2. DESCRIPTION OF COLLATERAL. Repayment of the Obligations is secured by the
-------------------------
Collateral as described in the Loan Agreement (together with any other
collateral security granted to Bank, the "Security Documents").
Hereinafter, the Security Documents, together with all other documents
evidencing or securing the Obligations shall be referred to as the "Existing
Loan Documents".
3. DESCRIPTION OF CHANGE IN TERMS.
------------------------------
A. Modifications to Loan Agreement.
1. The Loan Agreement shall be amended by deleting the following
definition appearing in Section 1.1 thereof:
"Revolving Maturity Date" means March 31, 2001."

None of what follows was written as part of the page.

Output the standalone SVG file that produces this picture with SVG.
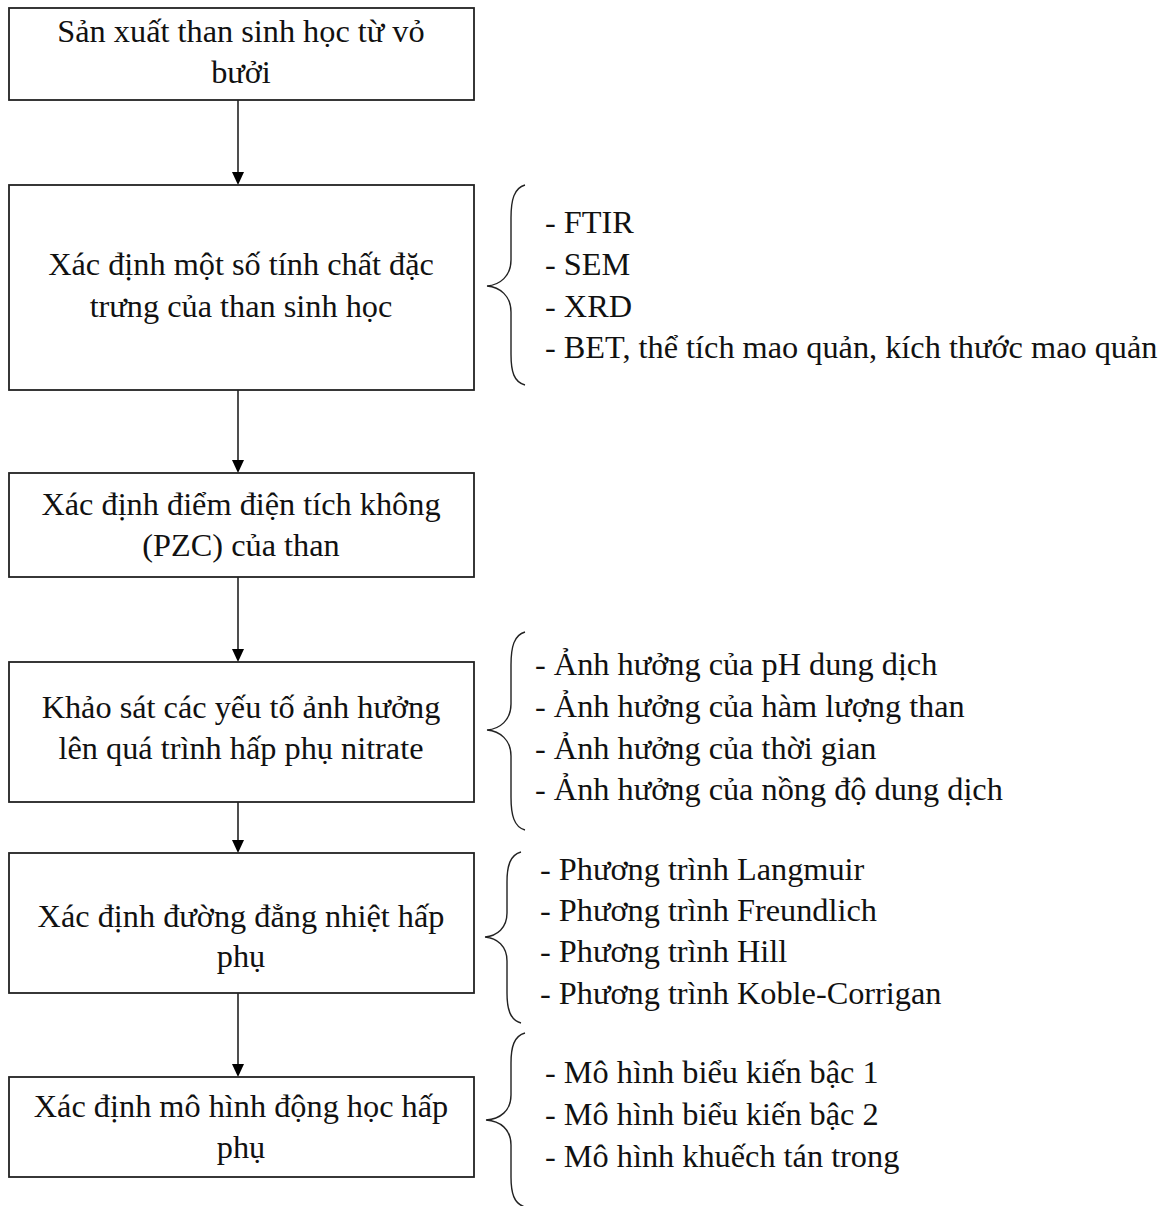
<svg xmlns="http://www.w3.org/2000/svg" width="1173" height="1206" viewBox="0 0 1173 1206">
<style>
.box{fill:#fff;stroke:#222;stroke-width:1.8}
.t{font-family:"Liberation Serif","Times New Roman",serif;font-size:32.3px;fill:#111}
.c{text-anchor:middle}
.br{fill:none;stroke:#222;stroke-width:1.4}
.con{stroke:#222;stroke-width:1.6;fill:none}
.ah{fill:#000}
</style>
<rect width="1173" height="1206" fill="#fff"/>
<g id="connectors">
<line class="con" x1="238" y1="100" x2="238" y2="172"/>
<path class="ah" d="M232,172 L244,172 L238,185 Z"/>
<line class="con" x1="238" y1="390" x2="238" y2="460"/>
<path class="ah" d="M232,460 L244,460 L238,473 Z"/>
<line class="con" x1="238" y1="577" x2="238" y2="649"/>
<path class="ah" d="M232,649 L244,649 L238,662 Z"/>
<line class="con" x1="238" y1="802" x2="238" y2="840"/>
<path class="ah" d="M232,840 L244,840 L238,853 Z"/>
<line class="con" x1="238" y1="993" x2="238" y2="1064"/>
<path class="ah" d="M232,1064 L244,1064 L238,1077 Z"/>
</g>
<g id="n1">
<rect class="box" x="9" y="8" width="465" height="92"/>
<text class="t c" x="241" y="42">Sản xuất than sinh học từ vỏ</text>
<text class="t c" x="241" y="83">bưởi</text>
</g>
<g id="n2">
<rect class="box" x="9" y="185" width="465" height="205"/>
<text class="t c" x="241" y="275">Xác định một số tính chất đặc</text>
<text class="t c" x="241" y="317">trưng của than sinh học</text>
</g>
<g id="n2-list">
<path class="br" d="M525,185 C514,188 511,200 511,218 L511,260 C511,276 500,285 487,286 C500,287 511,296 511,312 L511,354 C511,372 514,382 525,385"/>
<text class="t" x="545" y="233">- FTIR</text>
<text class="t" x="545" y="275">- SEM</text>
<text class="t" x="545" y="317">- XRD</text>
<text class="t" x="545" y="358">- BET, thể tích mao quản, kích thước mao quản</text>
</g>
<g id="n3">
<rect class="box" x="9" y="473" width="465" height="104"/>
<text class="t c" x="241" y="515">Xác định điểm điện tích không</text>
<text class="t c" x="241" y="556">(PZC) của than</text>
</g>
<g id="n4">
<rect class="box" x="9" y="662" width="465" height="140"/>
<text class="t c" x="241" y="718">Khảo sát các yếu tố ảnh hưởng</text>
<text class="t c" x="241" y="759">lên quá trình hấp phụ nitrate</text>
</g>
<g id="n4-list">
<path class="br" d="M525,632 C514,635 511,647 511,665 L511,704 C511,720 500,729 487,730 C500,731 511,740 511,756 L511,797 C511,815 514,827 525,830"/>
<text class="t" x="535" y="675">- Ảnh hưởng của pH dung dịch</text>
<text class="t" x="535" y="717">- Ảnh hưởng của hàm lượng than</text>
<text class="t" x="535" y="759">- Ảnh hưởng của thời gian</text>
<text class="t" x="535" y="800">- Ảnh hưởng của nồng độ dung dịch</text>
</g>
<g id="n5">
<rect class="box" x="9" y="853" width="465" height="140"/>
<text class="t c" x="241" y="927">Xác định đường đẳng nhiệt hấp</text>
<text class="t c" x="241" y="967">phụ</text>
</g>
<g id="n5-list">
<path class="br" d="M521,852 C510,855 507,866 507,882 L507,913 C507,928 497,936 485,937 C497,938 507,946 507,961 L507,993 C507,1009 510,1020 521,1023"/>
<text class="t" x="540" y="880">- Phương trình Langmuir</text>
<text class="t" x="540" y="921">- Phương trình Freundlich</text>
<text class="t" x="540" y="962">- Phương trình Hill</text>
<text class="t" x="540" y="1004">- Phương trình Koble-Corrigan</text>
</g>
<g id="n6">
<rect class="box" x="9" y="1077" width="465" height="100"/>
<text class="t c" x="241" y="1117">Xác định mô hình động học hấp</text>
<text class="t c" x="241" y="1158">phụ</text>
</g>
<g id="n6-list">
<path class="br" d="M525,1033 C514,1036 511,1047 511,1063 L511,1095 C511,1111 500,1119 486,1120 C500,1121 511,1129 511,1145 L511,1177 C511,1193 514,1204 525,1207"/>
<text class="t" x="545" y="1083">- Mô hình biểu kiến bậc 1</text>
<text class="t" x="545" y="1125">- Mô hình biểu kiến bậc 2</text>
<text class="t" x="545" y="1167">- Mô hình khuếch tán trong</text>
</g>
</svg>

and inserting in lieu thereof the following:
"Revolving Maturity Date" means June 30, 2001."
B. Waivers.
-------
1. Bank hereby waives Borrower's existing defaults under the Loan
Agreement by virtue of Borrower's failure to comply with the
"PROFITABILITY" requirements set forth in Section 6.11 thereof as
of the quarter and year ending on January 31, 2001. Bank's waiver
of Borrower's compliance of said affirmative covenant shall apply
only to the foregoing specific periods.
4. FEES.
----
A. Modification Fee.
----------------
1. Borrower shall pay to Bank a modification fee equal to Seven
Thousand Five Hundred 00/100 Dollars ($7,500.00), which fee shall
be due on the date hereof and shall be deemed fully earned as of
the date hereof. The Borrower shall also reimburse Bank for all
legal fees and expenses incurred in connection with this
amendment to the Existing Loan Documents.
B. Facility Fee.
-------------
1. Borrower shall pay to Bank a facility fee equal to Four Thousand
Six Hundred and Eighty and 00/100 Dollars ($4,680.00), which fee
shall be due on the date hereof and shall be deemed fully earned
as of the date hereof.
5. RATIFICATION OF INTELLECTUAL PROPERTY SECURITY AGREEMENT. Borrower hereby
--------------------------------------------------------
ratifies, confirms and reaffirms, all and singular, the terms and conditions of
a certain Intellectual Property Security Agreement dated as of November 10, 1998
between Borrower and Bank, and acknowledges, confirms and agrees that said
Intellectual Property Security Agreement contains an accurate and complete
listing of all Intellectual Property Collateral as defined in said Intellectual
Property Security Agreement, shall remain in full force and effect.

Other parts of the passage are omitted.